> [TASK OBJECTIVE] Using the data beneath this instruction, retype only the lines from the one that contains "Reproduce this diagram with TikZ." down to the one that contains "width=305pt,minimum height=139pt] (policy)", both included, exactly as they appear.

> [GIVEN INFORMATION]
►

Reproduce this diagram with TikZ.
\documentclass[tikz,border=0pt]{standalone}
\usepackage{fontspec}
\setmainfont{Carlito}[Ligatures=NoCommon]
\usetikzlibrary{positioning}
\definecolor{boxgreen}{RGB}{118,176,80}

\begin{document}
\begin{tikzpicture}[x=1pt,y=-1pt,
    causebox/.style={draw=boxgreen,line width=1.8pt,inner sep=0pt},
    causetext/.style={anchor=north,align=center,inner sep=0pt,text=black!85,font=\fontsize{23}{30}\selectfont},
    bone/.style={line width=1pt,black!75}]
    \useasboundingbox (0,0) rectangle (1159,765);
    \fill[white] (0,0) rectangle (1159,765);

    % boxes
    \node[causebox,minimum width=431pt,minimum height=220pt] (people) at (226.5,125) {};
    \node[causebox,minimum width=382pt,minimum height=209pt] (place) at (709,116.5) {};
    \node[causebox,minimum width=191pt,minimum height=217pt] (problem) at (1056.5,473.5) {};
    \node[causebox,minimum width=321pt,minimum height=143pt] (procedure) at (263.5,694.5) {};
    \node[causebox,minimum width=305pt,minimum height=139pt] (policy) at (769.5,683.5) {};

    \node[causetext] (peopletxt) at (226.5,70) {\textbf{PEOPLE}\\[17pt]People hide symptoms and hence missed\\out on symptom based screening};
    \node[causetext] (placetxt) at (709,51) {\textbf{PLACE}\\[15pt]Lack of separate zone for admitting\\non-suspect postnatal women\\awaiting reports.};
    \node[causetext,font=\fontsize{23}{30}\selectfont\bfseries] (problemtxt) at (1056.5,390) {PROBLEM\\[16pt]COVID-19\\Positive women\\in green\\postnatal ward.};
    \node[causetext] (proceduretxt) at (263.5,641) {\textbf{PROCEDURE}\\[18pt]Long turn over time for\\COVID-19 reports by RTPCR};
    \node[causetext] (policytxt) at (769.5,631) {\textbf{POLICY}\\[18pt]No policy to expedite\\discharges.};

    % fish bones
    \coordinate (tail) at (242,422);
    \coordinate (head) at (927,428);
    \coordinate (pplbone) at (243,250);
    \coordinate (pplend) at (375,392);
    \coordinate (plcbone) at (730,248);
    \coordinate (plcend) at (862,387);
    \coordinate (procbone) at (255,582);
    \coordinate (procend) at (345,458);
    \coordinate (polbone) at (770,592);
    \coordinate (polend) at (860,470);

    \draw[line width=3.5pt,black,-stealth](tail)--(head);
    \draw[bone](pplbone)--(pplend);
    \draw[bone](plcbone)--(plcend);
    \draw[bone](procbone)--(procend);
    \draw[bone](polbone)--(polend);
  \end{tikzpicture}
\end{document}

◄
►

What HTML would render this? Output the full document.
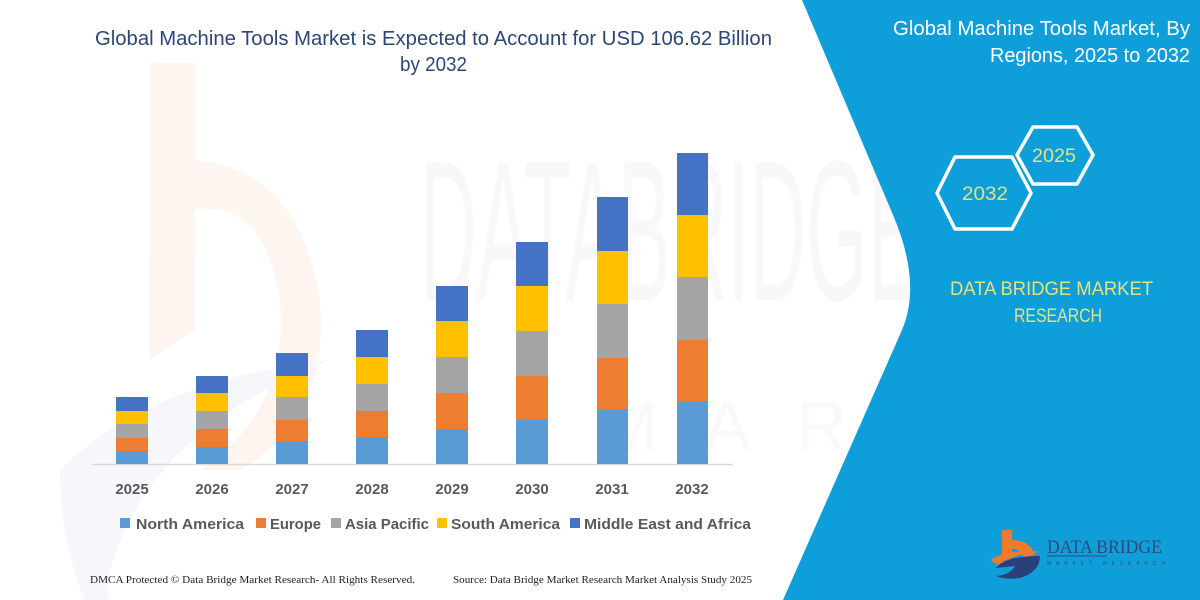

◄
►

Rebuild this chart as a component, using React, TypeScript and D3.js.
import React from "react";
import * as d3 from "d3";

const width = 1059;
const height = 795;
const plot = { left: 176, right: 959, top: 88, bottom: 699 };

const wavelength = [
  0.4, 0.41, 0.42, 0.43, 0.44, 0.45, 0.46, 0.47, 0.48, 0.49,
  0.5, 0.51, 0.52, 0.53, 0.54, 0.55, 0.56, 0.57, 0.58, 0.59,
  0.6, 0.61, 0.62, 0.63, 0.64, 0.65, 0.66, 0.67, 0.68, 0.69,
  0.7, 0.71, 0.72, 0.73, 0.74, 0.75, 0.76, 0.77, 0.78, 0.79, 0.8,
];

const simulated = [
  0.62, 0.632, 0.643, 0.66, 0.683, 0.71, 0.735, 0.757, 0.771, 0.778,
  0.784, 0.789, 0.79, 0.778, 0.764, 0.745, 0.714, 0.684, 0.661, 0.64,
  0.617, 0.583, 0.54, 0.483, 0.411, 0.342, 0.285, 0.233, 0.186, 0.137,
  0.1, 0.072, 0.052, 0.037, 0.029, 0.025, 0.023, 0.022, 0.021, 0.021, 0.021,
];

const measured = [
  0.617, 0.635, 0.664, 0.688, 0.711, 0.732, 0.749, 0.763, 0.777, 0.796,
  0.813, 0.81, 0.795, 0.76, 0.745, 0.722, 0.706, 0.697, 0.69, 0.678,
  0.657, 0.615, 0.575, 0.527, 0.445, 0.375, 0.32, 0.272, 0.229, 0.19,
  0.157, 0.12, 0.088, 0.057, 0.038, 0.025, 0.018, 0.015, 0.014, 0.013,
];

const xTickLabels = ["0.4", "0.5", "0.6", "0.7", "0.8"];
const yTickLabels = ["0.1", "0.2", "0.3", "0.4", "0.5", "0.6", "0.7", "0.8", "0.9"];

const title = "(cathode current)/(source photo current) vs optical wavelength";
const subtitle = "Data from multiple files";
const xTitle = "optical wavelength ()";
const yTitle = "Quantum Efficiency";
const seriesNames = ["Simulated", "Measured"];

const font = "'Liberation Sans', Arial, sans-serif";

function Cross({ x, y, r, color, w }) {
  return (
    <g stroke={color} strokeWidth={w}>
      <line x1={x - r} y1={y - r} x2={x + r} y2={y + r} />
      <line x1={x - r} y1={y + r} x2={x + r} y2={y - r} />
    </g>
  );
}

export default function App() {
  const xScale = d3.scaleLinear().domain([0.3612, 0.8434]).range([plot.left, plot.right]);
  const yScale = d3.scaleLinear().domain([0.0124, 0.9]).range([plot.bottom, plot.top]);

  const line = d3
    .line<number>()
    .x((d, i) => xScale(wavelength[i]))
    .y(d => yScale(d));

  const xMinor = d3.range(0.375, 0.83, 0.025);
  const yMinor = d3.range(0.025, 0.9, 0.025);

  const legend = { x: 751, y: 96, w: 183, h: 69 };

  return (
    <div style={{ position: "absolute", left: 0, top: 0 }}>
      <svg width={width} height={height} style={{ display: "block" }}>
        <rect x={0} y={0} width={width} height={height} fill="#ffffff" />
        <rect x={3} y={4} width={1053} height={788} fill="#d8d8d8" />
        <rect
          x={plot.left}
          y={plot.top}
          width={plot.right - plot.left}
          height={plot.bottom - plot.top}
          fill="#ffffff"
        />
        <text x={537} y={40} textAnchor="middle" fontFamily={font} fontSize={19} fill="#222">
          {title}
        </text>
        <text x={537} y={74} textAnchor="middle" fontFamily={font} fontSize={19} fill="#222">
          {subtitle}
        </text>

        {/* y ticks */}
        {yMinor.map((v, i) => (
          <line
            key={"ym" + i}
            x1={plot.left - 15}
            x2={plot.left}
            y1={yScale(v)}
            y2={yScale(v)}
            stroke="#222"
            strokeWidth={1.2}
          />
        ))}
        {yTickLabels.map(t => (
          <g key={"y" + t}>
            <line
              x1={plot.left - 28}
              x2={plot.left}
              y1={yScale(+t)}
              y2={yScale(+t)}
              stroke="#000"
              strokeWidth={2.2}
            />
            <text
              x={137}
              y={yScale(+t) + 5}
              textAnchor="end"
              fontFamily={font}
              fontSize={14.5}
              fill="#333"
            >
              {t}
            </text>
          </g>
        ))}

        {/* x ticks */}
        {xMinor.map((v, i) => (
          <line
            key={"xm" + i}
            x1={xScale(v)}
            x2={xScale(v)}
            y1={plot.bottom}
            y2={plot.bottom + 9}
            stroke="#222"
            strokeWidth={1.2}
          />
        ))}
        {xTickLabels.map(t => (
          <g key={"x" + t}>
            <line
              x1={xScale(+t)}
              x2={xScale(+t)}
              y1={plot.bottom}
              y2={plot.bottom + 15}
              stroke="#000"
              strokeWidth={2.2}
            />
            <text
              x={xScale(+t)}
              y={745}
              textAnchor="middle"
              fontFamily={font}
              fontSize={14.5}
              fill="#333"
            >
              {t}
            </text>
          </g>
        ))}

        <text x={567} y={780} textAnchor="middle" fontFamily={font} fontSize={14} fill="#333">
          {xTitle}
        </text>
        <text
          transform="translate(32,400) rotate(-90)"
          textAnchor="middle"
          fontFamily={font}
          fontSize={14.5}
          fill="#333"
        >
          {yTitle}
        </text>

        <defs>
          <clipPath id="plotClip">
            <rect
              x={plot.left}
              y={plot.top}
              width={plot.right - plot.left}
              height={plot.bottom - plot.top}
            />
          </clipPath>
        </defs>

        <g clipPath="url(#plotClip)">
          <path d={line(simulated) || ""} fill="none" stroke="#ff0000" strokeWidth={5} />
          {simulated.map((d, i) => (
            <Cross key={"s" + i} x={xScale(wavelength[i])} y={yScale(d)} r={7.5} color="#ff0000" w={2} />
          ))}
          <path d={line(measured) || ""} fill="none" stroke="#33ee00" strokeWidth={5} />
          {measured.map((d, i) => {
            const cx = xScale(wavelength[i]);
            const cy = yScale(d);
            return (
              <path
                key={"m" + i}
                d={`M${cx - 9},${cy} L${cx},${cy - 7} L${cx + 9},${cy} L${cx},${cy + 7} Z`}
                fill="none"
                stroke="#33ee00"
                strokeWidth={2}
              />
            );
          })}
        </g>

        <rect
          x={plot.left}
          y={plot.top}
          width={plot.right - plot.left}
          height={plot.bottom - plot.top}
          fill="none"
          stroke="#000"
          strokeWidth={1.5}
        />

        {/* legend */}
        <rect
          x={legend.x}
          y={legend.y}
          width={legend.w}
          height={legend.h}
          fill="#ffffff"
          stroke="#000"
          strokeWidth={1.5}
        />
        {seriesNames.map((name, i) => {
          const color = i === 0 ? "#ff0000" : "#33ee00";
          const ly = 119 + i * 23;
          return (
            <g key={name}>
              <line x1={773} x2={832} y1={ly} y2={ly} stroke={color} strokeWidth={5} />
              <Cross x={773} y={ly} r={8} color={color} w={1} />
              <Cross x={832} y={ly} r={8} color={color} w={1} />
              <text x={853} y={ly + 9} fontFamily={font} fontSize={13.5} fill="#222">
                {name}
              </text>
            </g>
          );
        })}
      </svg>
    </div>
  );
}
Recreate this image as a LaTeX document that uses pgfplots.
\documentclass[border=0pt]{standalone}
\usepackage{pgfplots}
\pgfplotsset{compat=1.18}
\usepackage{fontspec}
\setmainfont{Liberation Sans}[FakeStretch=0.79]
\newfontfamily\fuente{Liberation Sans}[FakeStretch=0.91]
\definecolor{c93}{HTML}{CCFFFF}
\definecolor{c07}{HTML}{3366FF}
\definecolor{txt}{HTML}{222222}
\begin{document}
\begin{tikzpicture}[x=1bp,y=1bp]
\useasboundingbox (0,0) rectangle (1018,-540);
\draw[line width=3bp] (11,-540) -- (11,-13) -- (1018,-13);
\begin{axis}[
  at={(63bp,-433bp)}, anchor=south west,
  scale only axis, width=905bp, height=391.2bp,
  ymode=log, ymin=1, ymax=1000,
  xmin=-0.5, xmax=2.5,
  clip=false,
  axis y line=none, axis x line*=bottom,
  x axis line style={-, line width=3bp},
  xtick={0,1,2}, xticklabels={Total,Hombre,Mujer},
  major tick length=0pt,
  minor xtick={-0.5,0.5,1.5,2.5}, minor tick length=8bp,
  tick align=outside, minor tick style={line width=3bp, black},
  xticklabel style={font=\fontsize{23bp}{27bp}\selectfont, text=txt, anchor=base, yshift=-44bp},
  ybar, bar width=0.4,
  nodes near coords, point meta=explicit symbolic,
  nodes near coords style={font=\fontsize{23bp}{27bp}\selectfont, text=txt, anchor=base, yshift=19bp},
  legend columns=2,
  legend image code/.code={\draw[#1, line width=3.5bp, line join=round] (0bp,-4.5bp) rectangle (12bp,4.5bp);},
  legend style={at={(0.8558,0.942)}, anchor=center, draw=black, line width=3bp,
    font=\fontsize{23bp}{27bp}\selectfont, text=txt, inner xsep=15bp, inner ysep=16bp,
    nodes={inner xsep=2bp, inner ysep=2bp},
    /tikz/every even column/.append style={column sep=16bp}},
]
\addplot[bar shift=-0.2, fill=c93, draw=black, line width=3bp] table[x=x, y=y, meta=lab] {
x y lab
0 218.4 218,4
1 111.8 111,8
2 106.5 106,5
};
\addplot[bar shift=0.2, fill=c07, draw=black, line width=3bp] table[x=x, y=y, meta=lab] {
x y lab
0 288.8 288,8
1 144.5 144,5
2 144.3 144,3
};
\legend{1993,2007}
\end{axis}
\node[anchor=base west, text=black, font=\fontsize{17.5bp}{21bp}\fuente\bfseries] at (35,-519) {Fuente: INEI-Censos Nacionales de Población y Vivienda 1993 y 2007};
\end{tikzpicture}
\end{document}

◄

> [TASK OUTPUT]
Reproduce this diagram with TikZ.
\documentclass[tikz,border=0pt]{standalone}
\usepackage{fontspec}
\setmainfont{Carlito}[Ligatures=NoCommon]
\usetikzlibrary{positioning}
\definecolor{boxgreen}{RGB}{118,176,80}

\begin{document}
\begin{tikzpicture}[x=1pt,y=-1pt,
    causebox/.style={draw=boxgreen,line width=1.8pt,inner sep=0pt},
    causetext/.style={anchor=north,align=center,inner sep=0pt,text=black!85,font=\fontsize{23}{30}\selectfont},
    bone/.style={line width=1pt,black!75}]
    \useasboundingbox (0,0) rectangle (1159,765);
    \fill[white] (0,0) rectangle (1159,765);

    % boxes
    \node[causebox,minimum width=431pt,minimum height=220pt] (people) at (226.5,125) {};
    \node[causebox,minimum width=382pt,minimum height=209pt] (place) at (709,116.5) {};
    \node[causebox,minimum width=191pt,minimum height=217pt] (problem) at (1056.5,473.5) {};
    \node[causebox,minimum width=321pt,minimum height=143pt] (procedure) at (263.5,694.5) {};
    \node[causebox,minimum width=305pt,minimum height=139pt] (policy) at (769.5,683.5) {};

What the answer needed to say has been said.